The UNHCR’s forthcoming Global Compact on Refugees will emphasize the critical roles to be played by the private sector, civil society, academia and development organizations – as well as governments and humanitarian players – in addressing the crisis. Funding for refugees and host communities remains a thorny issue, admitted Grandi. The system needs more than just short-term humanitarian resources.
“We need to look at longer-term funding, investment-type funding, which creates lasting advantages,” Grandi said. This is largely the responsibility of bilateral development donors and multilaterals such as The World Bank, he added.
Connectivity is one key concern for refugees. “The first thing a refugee asks for on arriving at a camp is not water or food, but the password for the Wi-Fi,” said Kaan Terzioğlu, Chief Executive Officer, Turkcell Iletisim Hizmetleri, Turkey. A smartphone is not a luxury; it is a basic humanitarian need, he said. It is often the only thing to connect refugees with the people they left behind. Useful smartphone apps for refugees help them how to claim asylum, find a house or job, learn a new language or find health insurance.
However, said Elaine Weidman-Grunewald, Senior Vice-President; Chief Sustainability and Public Affairs Officer, Ericsson, Sweden, “Digitization is more than an app.” The key role for the private sector is to help refugees, host communities, and humanitarian and development organizations transform themselves through digital technologies.
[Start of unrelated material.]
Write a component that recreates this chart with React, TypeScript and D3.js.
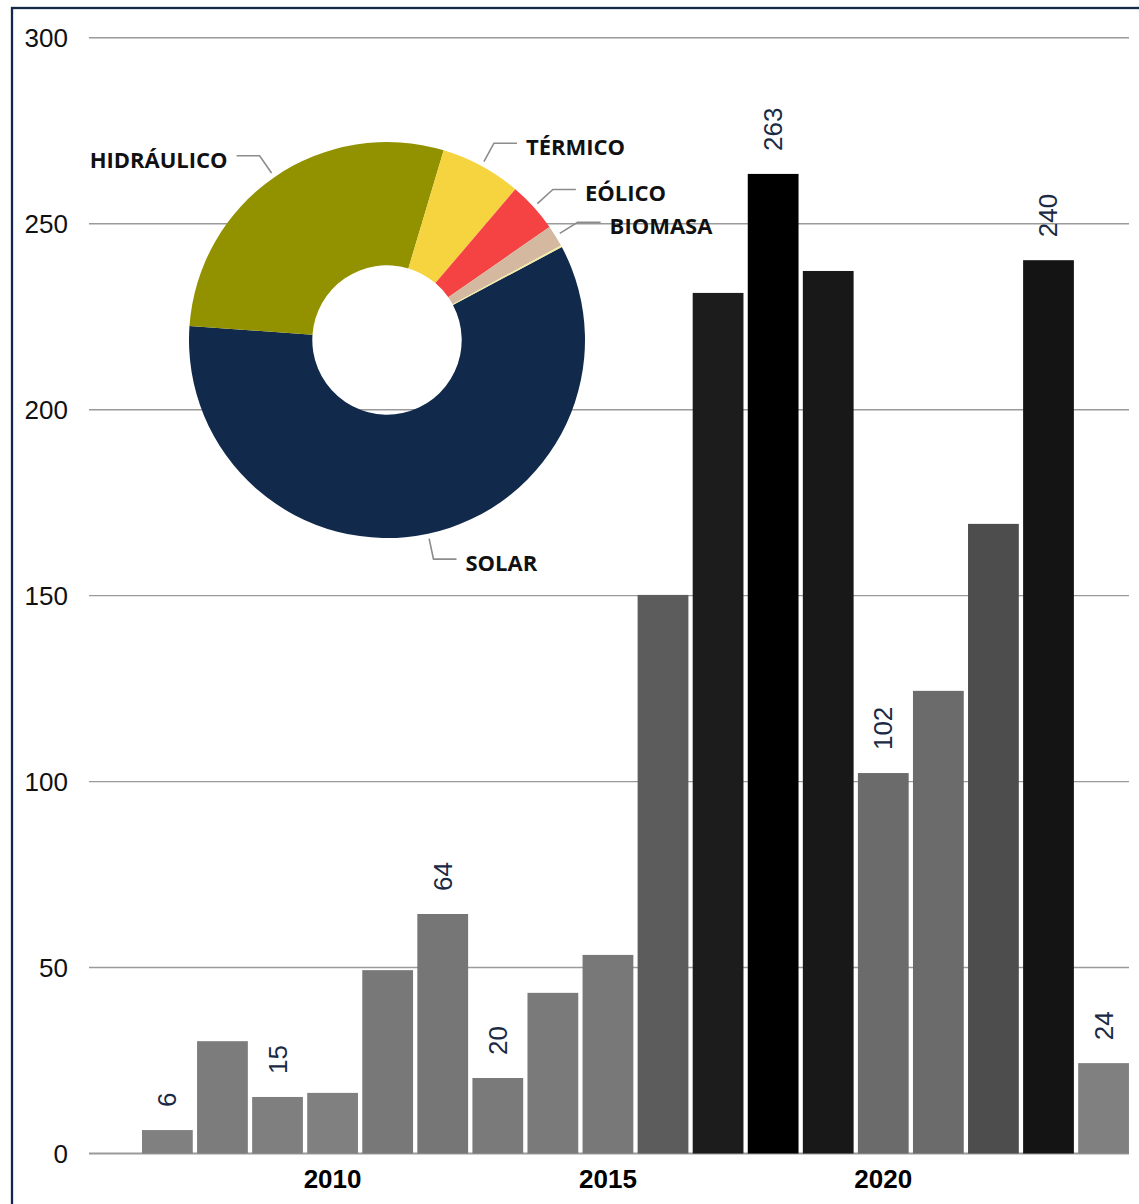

The Sustainable Development Goals provide another opportunity for corporates to engage.
Underpinning these transformations, we need a shift in mindsets, argued Sara Pantuliano, Managing Director, Overseas Development Institute, United Kingdom. This means putting people at the centre of choosing what they want to buy, and for what they want to use our aid.
“Education and jobs are the two things you hear from refugees,” said Pantuliano – “but what do we give them? Food – but it’s not the priority for them.”
Many governments don’t permit refugees to work in the formal economy. Terzioğlu, for one, is mystified: “We try really hard not to lose one customer. I see potential [among refugees] as good taxpayers five to 10 years out. They’d be great building blocks of the future. Why don’t governments see this?”
The World Economic Forum’s 48th Annual Meeting is taking place on January 23-26, 2018 in Davos-Klosters, Switzerland.